All humans perceive light differently and all humans have a slightly different threshold at which an animated image appears to move smoothly. On average, however, this threshold tends to hover between 15 and 17 images (frames) per second. (Please not that I am NOT talking about light flicker – I am talking, VERY SPECIFICALLY, about continuous movement in animation. Flicker is a TOTALLY different subject and has more to do with refresh rates)
If the number of images per second drops below an individual person’s threshold, they will notice “chop” or stuttering in the animation. If the number of images per second is above an individual person’s threshold, the animation will appear smooth and continuous.
In NTSC television (America / Canada) images on the screen are produced by scanning every other line, 60 times per second. Lines 1, 3, 5, 7, 9, etc.. are drawn on one pass and then 2, 4, 6, 8, 10, etc.. on the next. This is called “interlaced scan(ning)” and is the “I” in 480I and 1080I. So since it takes 2 passes, at 60 passes per second (60Hz refresh rate) to draw each image, we get 30 images (frames) per second (It’s actually 29.97 FPS but that can only be explained via a long technical dissertation that I haven’t the desire to present, right now). Standard televisions are not able to exceed this limitation.
In PAL television (Western Europe and most of the rest of the World, not including eastern Europe, France and some countries in Africa which use “SECAM” images are also produced in an interlaced scan but at 50Hz…hence they are presented at 25 images (frames) per second. Here, too, most televisions are not able to exceed that limitation.
In motion pictures (like you see in the theater) all movies run at a standard 24 images (frames) per second. There is NO overcoming this, at this time. Standard movie cameras run at this speed so that’s what we see on the screen. Yes, we just had a movie which was filmed and shown (in some theaters with the right equipment) at 48 fps but many people complained that seeing it at that speed made them feel wobbly, dizzy, strange, uneasy and, in some cases, physically ill so for now the technical limitation is still 24 fps.
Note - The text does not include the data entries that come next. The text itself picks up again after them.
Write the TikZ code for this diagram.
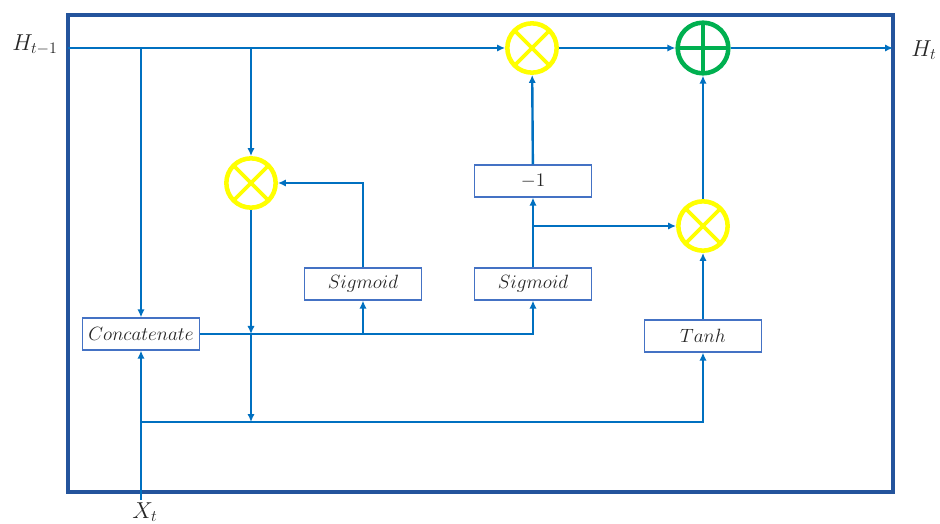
\documentclass[tikz,border=0pt]{standalone}
\usepackage{amsmath}
\usepackage{tikz}
\usetikzlibrary{arrows.meta,positioning,calc}

\definecolor{linkblue}{RGB}{0,112,192}
\definecolor{frameblue}{RGB}{36,84,156}
\definecolor{boxblue}{RGB}{68,114,196}
\definecolor{gateyellow}{RGB}{255,255,0}
\definecolor{gategreen}{RGB}{0,176,80}
\definecolor{inkgray}{RGB}{38,38,38}

\tikzset{
  link/.style={draw=linkblue,line width=1.8pt,-{Latex[length=6pt,width=5.5pt]}},
  opbox/.style={draw=boxblue,line width=0.9pt,fill=white,minimum width=87.75pt,
    minimum height=24pt,inner sep=0pt,text=inkgray,font=\fontsize{14}{16}\selectfont},
  mult/.style={circle,draw=gateyellow,line width=3.4pt,minimum size=37pt,inner sep=0pt,
    path picture={
      \draw[gateyellow,line width=2.8pt]
        (path picture bounding box.north west) -- (path picture bounding box.south east)
        (path picture bounding box.north east) -- (path picture bounding box.south west);}},
  plus/.style={circle,draw=gategreen,line width=3.4pt,minimum size=38pt,inner sep=0pt,
    path picture={
      \draw[gategreen,line width=2.8pt]
        (path picture bounding box.north) -- (path picture bounding box.south)
        (path picture bounding box.west) -- (path picture bounding box.east);}},
  label/.style={text=inkgray,font=\fontsize{17}{19}\selectfont}
}

\begin{document}
\begin{tikzpicture}[x=0.75pt,y=-0.75pt]
  \useasboundingbox (0,0) rectangle (940,524);

  % cell frame
  \draw[frameblue,line width=2.3pt] (68,15) rectangle (893,492);

  % gates and layers
  \node[opbox] (concat) at (141,334) {$Concatenate$};
  \node[opbox] (sigA) at (363,284) {$Sigmoid$};
  \node[opbox] (sigB) at (533,284) {$Sigmoid$};
  \node[opbox] (minus) at (533,181) {$-1$};
  \node[opbox] (tanh) at (703,336) {$Tanh$};

  \node[mult] (mulF) at (251,183) {};
  \node[mult] (mulT) at (532,48) {};
  \node[mult] (mulO) at (703,226) {};
  \node[plus] (add) at (703,48) {};

  % inputs and output
  \node[label] (hprev) at (35,45) {$H_{t-1}$};
  \node[label] (hnext) at (924,50) {$H_t$};
  \node[label] (xin) at (145,512) {$X_t$};

  \coordinate (hleft) at (68,48);
  \coordinate (hright) at (893,48);
  \coordinate (xfoot) at (141,500);
  \coordinate (jA) at (141,48);
  \coordinate (jB) at (251,48);
  \coordinate (jF) at (141,422);
  \coordinate (jC) at (mulF |- concat.east);
  \coordinate (jD) at (mulF |- jF);
  \coordinate (jE) at (533,226);

  % state line
  \draw[link] (hleft) -- (mulT);
  \draw[link] (mulT) -- (add);
  \draw[link] (add) -- (hright);

  \draw[link] (jA) -- (concat);
  \draw[link] (jB) -- (mulF);
  \draw[link] (mulF) -- (jC);
  \draw[link] (jC) -- (jD);

  \draw[link] (concat.east) -| (sigB);
  \draw[link] (concat.east -| sigA) -- (sigA);
  \draw[link] (sigA) |- (mulF);

  \draw[link] (sigB) -- (minus);
  \draw[link] (jE) -- (mulO);
  \draw[link] (minus) -- (mulT);

  \draw[link] (tanh) -- (mulO);
  \draw[link] (mulO) -- (add);

  % input line
  \draw[link] (xfoot) -- (concat);
  \draw[link] (jF) -| (tanh);
\end{tikzpicture}
\end{document}
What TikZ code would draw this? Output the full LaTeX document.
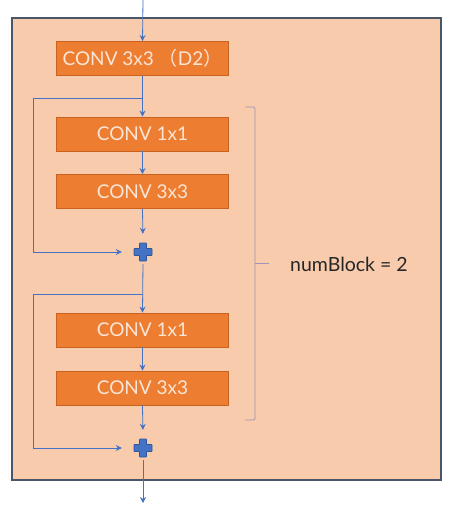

When is the last time you saw a television show or a movie in the theater that was choppy? I’ll answer for you…NEVER.
So why is it that people have these great big fits when a game’s frame rate drops below 60? (and GOD FORBID they get down to 30…it’s a friggin federal case at that point!)
It’s simply because they don’t understand human physiology. Yes, our eyes can see in hundreds of frames (images) per second…But when we’re looking at something that falls below the number of frames our eyes can see, our brain interpolates the images and makes assumptions, then fills in the gaps. In essence, we hallucinate the bits that we can’t see. It’s the same reason that every human being has a blind spot, but you’ll never know unless you look for it. Your brain takes all of the available information and then fills in the blank spots with what it believes should be there…Tricky, isn’t it?
The only effect differing framerates can have on gaming relates to twitch style gaming, where a person with 120fps MAY have a slight advantage over someone with 30fps due to the machine calculating hitboxes and timing shots, etc…but this has nothing to do with the appearance of the game.
Now, the next time you see that a game has a frame rate of 30 FPS, think back on this and ask yourself…”When is the last time that I saw a choppy movie on TV or in the theater”. If you can’t come up with an honest answer to that question then don’t give it a second thought.